Alright, anyone with a good eye for cosmetic mods let me know what you think about removing the large nissan plate on the front and putting an se-r emblem with black mesh ...... as well as cutting off the plastic cross bar things on the bottom piece of the bumper and replacing it with black mesh as well......

im thinking about doing this on my silver 05 sentra-spec-v....i'v already removed the sentra badge and i want to do something about that cheesey grill......but it must stay stock...... (sleeper)


thnks :cheers:


----------



## asleepz (Feb 24, 2004)

Well if you want it to be stock take off the SE-R crap and stick on 1.8 emblems.


----------



## Ryan Coyne (Jul 31, 2005)

thnks but no thnks.... by stock i meant the body i dont give a shit about the badges really.... i looked at some pics of a modded 04 stock grill they helped but thanks anyway......





asleepz said:


> Well if you want it to be stock take off the SE-R crap and stick on 1.8 emblems.


----------



## damonfong0 (Jul 13, 2005)

Ryan Coyne said:


> thnks but no thnks.... by stock i meant the body i dont give a shit about the badges really.... i looked at some pics of a modded 04 stock grill they helped but thanks anyway......



can u show me the pix and info on the modded stock grill? i hate that grey thing in the middle...


----------



## thestunts200sx (Jul 11, 2005)

what performance mods have you done ?

Cuase if non...then its not really a "sleeper"


----------



## Cambodia (Jul 22, 2005)

I have a 2004 spec and I'd also like to remove that big chunk of ugly nissan plastic. I like the grill its just the plastic thing thats bothering me. ANy chance I could just remove the plastic emblem and keep the rest of the grill or replace it will a very similar plastic grill?


----------



## Ryan Coyne (Jul 31, 2005)

damonfong0 said:


> can u show me the pix and info on the modded stock grill? i hate that grey thing in the middle...

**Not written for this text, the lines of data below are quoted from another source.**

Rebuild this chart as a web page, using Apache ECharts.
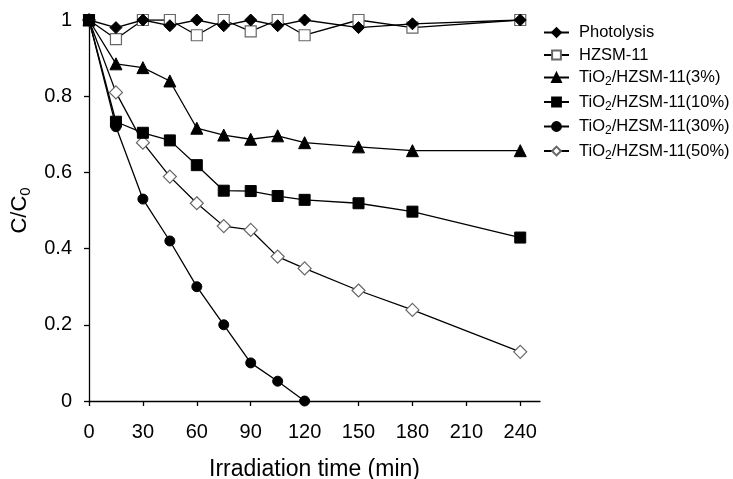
<!DOCTYPE html>
<html><head><meta charset="utf-8">
<script src="https://cdn.jsdelivr.net/npm/echarts@6/dist/echarts.min.js"></script>
<style>html,body{margin:0;padding:0;background:#fff}#c{width:733px;height:479px}</style>
</head><body><div id="c"></div>
<script>
var times = [0, 15, 30, 45, 60, 75, 90, 105, 120, 150, 180, 240];
var times30 = [0, 15, 30, 45, 60, 75, 90, 105, 120];
var xTicks = [0, 30, 60, 90, 120, 150, 180, 210, 240];
var photolysis = [1, 0.98, 1.0, 0.985, 1.0, 0.985, 1.0, 0.985, 1.0, 0.98, 0.99, 1.0];
var hzsm = [1, 0.95, 1.0, 1.0, 0.96, 1.0, 0.97, 1.0, 0.96, 1.0, 0.98, 1.0];
var tio3 = [1, 0.885, 0.875, 0.84, 0.716, 0.698, 0.687, 0.696, 0.678, 0.667, 0.657, 0.657];
var tio10 = [1, 0.733, 0.704, 0.684, 0.619, 0.552, 0.551, 0.538, 0.528, 0.519, 0.497, 0.429];
var tio30 = [1, 0.72, 0.53, 0.42, 0.30, 0.20, 0.10, 0.052, 0];
var tio50 = [1, 0.81, 0.678, 0.589, 0.519, 0.459, 0.449, 0.379, 0.348, 0.29, 0.239, 0.129];
var names = ['Photolysis', 'HZSM-11', 'TiO2/HZSM-11(3%)', 'TiO2/HZSM-11(10%)', 'TiO2/HZSM-11(30%)', 'TiO2/HZSM-11(50%)'];

function pairs(xs, ys) { return ys.map(function (v, i) { return [xs[i], v]; }); }
var font = '"Liberation Sans", Arial, sans-serif';
function mk(name, xs, ys, symbol, size, filled) {
  return {
    name: name, type: 'line', data: pairs(xs, ys),
    symbol: symbol, symbolSize: size, showSymbol: true,
    lineStyle: { color: '#000', width: 1.3 },
    itemStyle: filled ? { color: '#000', borderColor: '#000', borderWidth: 1 } : { color: '#fff', borderColor: '#666', borderWidth: 1.2 },
    emphasis: { disabled: true }, animation: false, z: filled ? 3 : 2
  };
}
var chart = echarts.init(document.getElementById('c'));
chart.setOption({
  backgroundColor: '#fff',
  animation: false,
  grid: { left: 89, right: 193, top: 20, bottom: 78, containLabel: false, outerBoundsMode: 'none' },
  legend: {
    orient: 'vertical', left: 538, top: 19, itemWidth: 25, itemHeight: 11, itemGap: 5.5,
    data: names,
    textStyle: { fontFamily: font, fontSize: 16.5, color: '#000', rich: {
      p: { fontFamily: font, fontSize: 16.5, color: '#000', padding: [0, 0, 0, 5] },
      n: { fontFamily: font, fontSize: 16.5, color: '#000' },
      s: { fontFamily: font, fontSize: 12, color: '#000', verticalAlign: 'bottom', padding: [9, 0, 0, 0] } } },
    formatter: function (n) {
      if (n.indexOf('TiO2') === 0) return '{p|TiO}{s|2}{n|' + n.slice(4) + '}';
      return '{p|' + n + '}';
    }
  },
  xAxis: {
    type: 'value', min: 0, max: 251, interval: 30,
    name: 'Irradiation time (min)', nameLocation: 'middle', nameGap: 57,
    nameTextStyle: { fontFamily: font, fontSize: 23, color: '#000' },
    axisLine: { lineStyle: { color: '#000', width: 1.3 } },
    axisTick: { show: true, length: 5, inside: false, customValues: xTicks, lineStyle: { color: '#000', width: 1.3 } },
    axisLabel: { customValues: xTicks, fontFamily: font, fontSize: 20, color: '#000', margin: 21 },
    splitLine: { show: false }
  },
  yAxis: {
    type: 'value', min: 0, max: 1, interval: 0.2,
    name: '{a|C/C}{s|0}', nameLocation: 'middle', nameGap: 51, nameRotate: 90,
    nameTextStyle: { fontFamily: font, fontSize: 22, color: '#000', rich: {
      a: { fontFamily: font, fontSize: 22, color: '#000' },
      s: { fontFamily: font, fontSize: 15, color: '#000', verticalAlign: 'bottom', padding: [11, 0, 0, 0] } } },
    axisLine: { show: true, lineStyle: { color: '#000', width: 1.3 } },
    axisTick: { show: true, length: 5, inside: false, lineStyle: { color: '#000', width: 1.3 } },
    axisLabel: { fontFamily: font, fontSize: 20, color: '#000', margin: 17 },
    splitLine: { show: false }
  },
  series: [
    mk(names[0], times, photolysis, 'diamond', 12, true),
    mk(names[1], times, hzsm, 'rect', 11, false),
    mk(names[2], times, tio3, 'triangle', 12, true),
    mk(names[3], times, tio10, 'rect', 11, true),
    mk(names[4], times30, tio30, 'circle', 10, true),
    mk(names[5], times, tio50, 'diamond', 13, false)
  ]
});
</script></body></html>
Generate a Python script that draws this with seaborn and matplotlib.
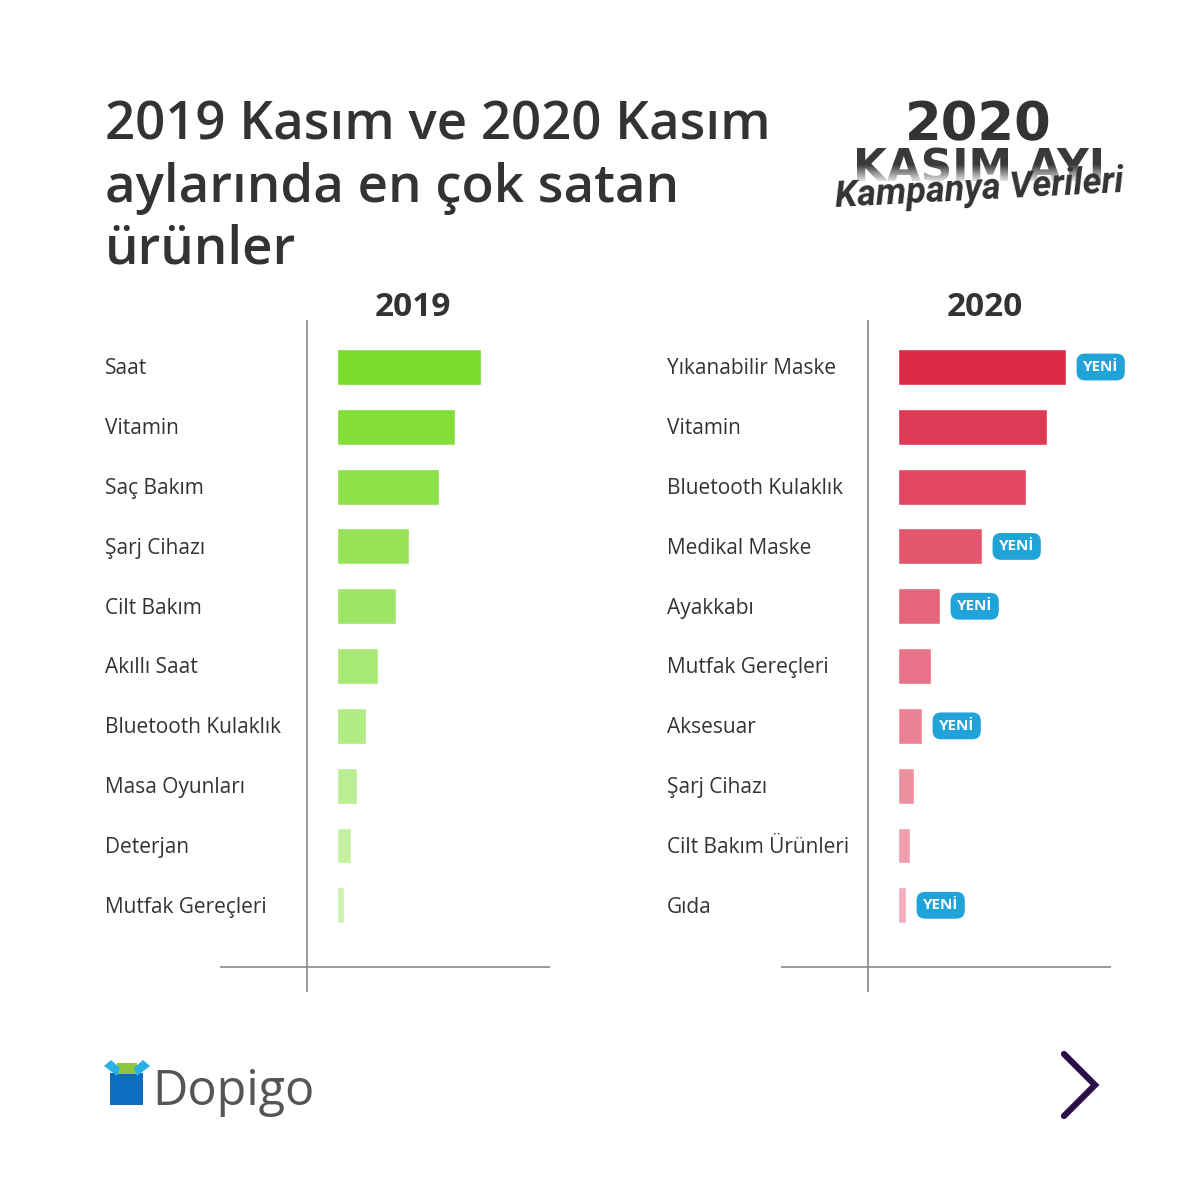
import matplotlib
matplotlib.use("Agg")
import matplotlib.pyplot as plt
import matplotlib.transforms as mtransforms
from matplotlib.patches import Rectangle, Polygon
from matplotlib.lines import Line2D
import seaborn as sns
import pandas as pd
import numpy as np

# ---------------- data ----------------
products_2019 = ["Saat", "Vitamin", "Saç Bakım", "Şarj Cihazı", "Cilt Bakım",
                 "Akıllı Saat", "Bluetooth Kulaklık", "Masa Oyunları", "Deterjan",
                 "Mutfak Gereçleri"]
values_2019 = [144, 118, 102, 72, 59, 41, 29, 20, 14, 7]

products_2020 = ["Yıkanabilir Maske", "Vitamin", "Bluetooth Kulaklık", "Medikal Maske",
                 "Ayakkabı", "Mutfak Gereçleri", "Aksesuar", "Şarj Cihazı",
                 "Cilt Bakım Ürünleri", "Gıda"]
values_2020 = [168, 149, 128, 84, 42, 33, 24, 16, 12, 8]
new_2020 = [True, False, False, True, True, False, True, False, False, True]

title_lines = ["2019 Kasım ve 2020 Kasım", "aylarında en çok satan", "ürünler"]
year_labels = ["2019", "2020"]
badge_text = "YENİ"

# ---------------- style ----------------
sns.set_theme(style="white")
plt.rcParams["font.family"] = ["Open Sans", "DejaVu Sans"]

W = H = 1200
fig = plt.figure(figsize=(12, 12), dpi=100)
fig.patch.set_facecolor("white")

def fx(px):
    return px / W

def fy(py):
    return 1 - py / H

def blend(c1, c2, n):
    c1 = np.array(matplotlib.colors.to_rgb(c1))
    c2 = np.array(matplotlib.colors.to_rgb(c2))
    return [tuple(c1 + (c2 - c1) * t) for t in np.linspace(0, 1, n)]

greens = blend("#7ADC2A", "#CDF2B0", 10)
reds = blend("#DC2A48", "#F2AEBB", 10)

TXT = "#333333"
AXC = "#8a8a8a"

panels = [
    dict(left=220, names=products_2019, vals=values_2019, cols=greens,
         year=year_labels[0], label_x=105, new=[False] * 10, yx=76),
    dict(left=781, names=products_2020, vals=values_2020, cols=reds,
         year=year_labels[1], label_x=667, new=new_2020, yx=87),
]

for p in panels:
    ax = fig.add_axes([fx(p["left"]), fy(992), 330 / W, 672 / H])
    df = pd.DataFrame({"product": p["names"], "value": p["vals"]})
    sns.barplot(data=df, x="value", y="product", hue="product", palette=p["cols"],
                orient="h", width=0.6, saturation=1, legend=False, ax=ax)
    ax.set_xlim(-117, 213)
    ax.set_ylim(10.45, -0.786)
    for s in ax.spines.values():
        s.set_visible(False)
    ax.set_xticks([])
    ax.set_yticks([])
    ax.set_xlabel("")
    ax.set_ylabel("")
    ax.set_facecolor("none")
    ax.axvline(-30, color=AXC, lw=1.2)
    ax.axhline(10.03, color=AXC, lw=1.2)
    tr = mtransforms.blended_transform_factory(fig.transFigure, ax.transData)
    for i, (name, v, isnew) in enumerate(zip(p["names"], p["vals"], p["new"])):
        ax.text(fx(p["label_x"]), i + 0.03, name, transform=tr, ha="left", va="center",
                fontsize=15, fontweight="medium", color=TXT)
        if isnew:
            ax.text(v + 17, i, badge_text, ha="left", va="center", fontsize=11,
                    fontweight="bold", color="white",
                    bbox=dict(boxstyle="round,pad=0.42,rounding_size=0.55",
                              fc="#1FA3D8", ec="none"))
    ax.text(p["yx"], -1.0, p["year"], ha="center", va="center", fontsize=24,
            fontweight="bold", color=TXT)

# title
for k, line in enumerate(title_lines):
    fig.text(fx(105), fy(140 + 62 * k), line, ha="left", va="baseline",
             fontsize=38, fontweight="semibold", color="#333333")

# campaign logo
fig.text(fx(978), fy(140), "2020", ha="center", va="baseline", fontsize=38,
         fontweight="heavy", color="#333333", family=["DejaVu Sans"], zorder=3)
fig.text(fx(979), fy(181), "KASIM AYI", ha="center", va="baseline", fontsize=31.5,
         fontweight="heavy", color="#3a3a3a", family=["DejaVu Sans"], zorder=3)
# fade of the lower part of "KASIM AYI"
fade_ax = fig.add_axes([fx(840), fy(184), 280 / W, 20 / H], zorder=3.5)
grad = np.zeros((20, 2, 4))
grad[..., :3] = 1.0
grad[..., 3] = np.linspace(0, 1, 20)[:, None]
fade_ax.imshow(grad, aspect="auto", extent=(0, 1, 0, 1), origin="upper")
fade_ax.axis("off")
fig.text(fx(979), fy(207), "Kampanya Verileri", ha="center", va="baseline",
         fontsize=26, style="italic", fontweight="bold", color="#333333",
         rotation=3, family=["Roboto", "DejaVu Sans"], zorder=4)

# Dopigo logo
fig.patches.append(Rectangle((fx(110), fy(1105)), 33 / W, 32 / H, transform=fig.transFigure,
                             fc="#0F6DBF", ec="none"))
fig.patches.append(Rectangle((fx(117), fy(1074)), 20 / W, 11 / H, transform=fig.transFigure,
                             fc="#8DC63F", ec="none"))
fig.patches.append(Polygon([(fx(104), fy(1066)), (fx(111), fy(1060)), (fx(120), fy(1068)),
                            (fx(117), fy(1076))], closed=True, transform=fig.transFigure,
                           fc="#2BB0E6", ec="none"))
fig.patches.append(Polygon([(fx(150), fy(1066)), (fx(143), fy(1060)), (fx(134), fy(1068)),
                            (fx(137), fy(1076))], closed=True, transform=fig.transFigure,
                           fc="#2BB0E6", ec="none"))
fig.text(fx(152), fy(1105), "Dopigo", ha="left", va="baseline", fontsize=35,
         color="#555555")

# next arrow
fig.lines.append(Line2D([fx(1064), fx(1095), fx(1064)], [fy(1054), fy(1085), fy(1116)],
                        transform=fig.transFigure, color="#2B0E4A", lw=4.5,
                        solid_capstyle="round", solid_joinstyle="miter"))

fig.savefig("out.png", dpi=100, facecolor="white")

page three cosmetics "2004 sentra grill" 

a few pics


----------



## Ryan Coyne (Jul 31, 2005)

thestunts200sx said:


> what performance mods have you done ?
> 
> Cuase if non...then its not really a "sleeper"



you are completely right but i am putting a turbo on my car and im not wasting any money putting anything on that will be covered in the kit ....

right now im just screwing around trying to make my car "mine" ....

you know ?


----------



## thestunts200sx (Jul 11, 2005)

I feel ya on personalization....thats cool though.

Well, let us know how it turns out with the turbo, and get some pics up when u do.....

take it easy.


----------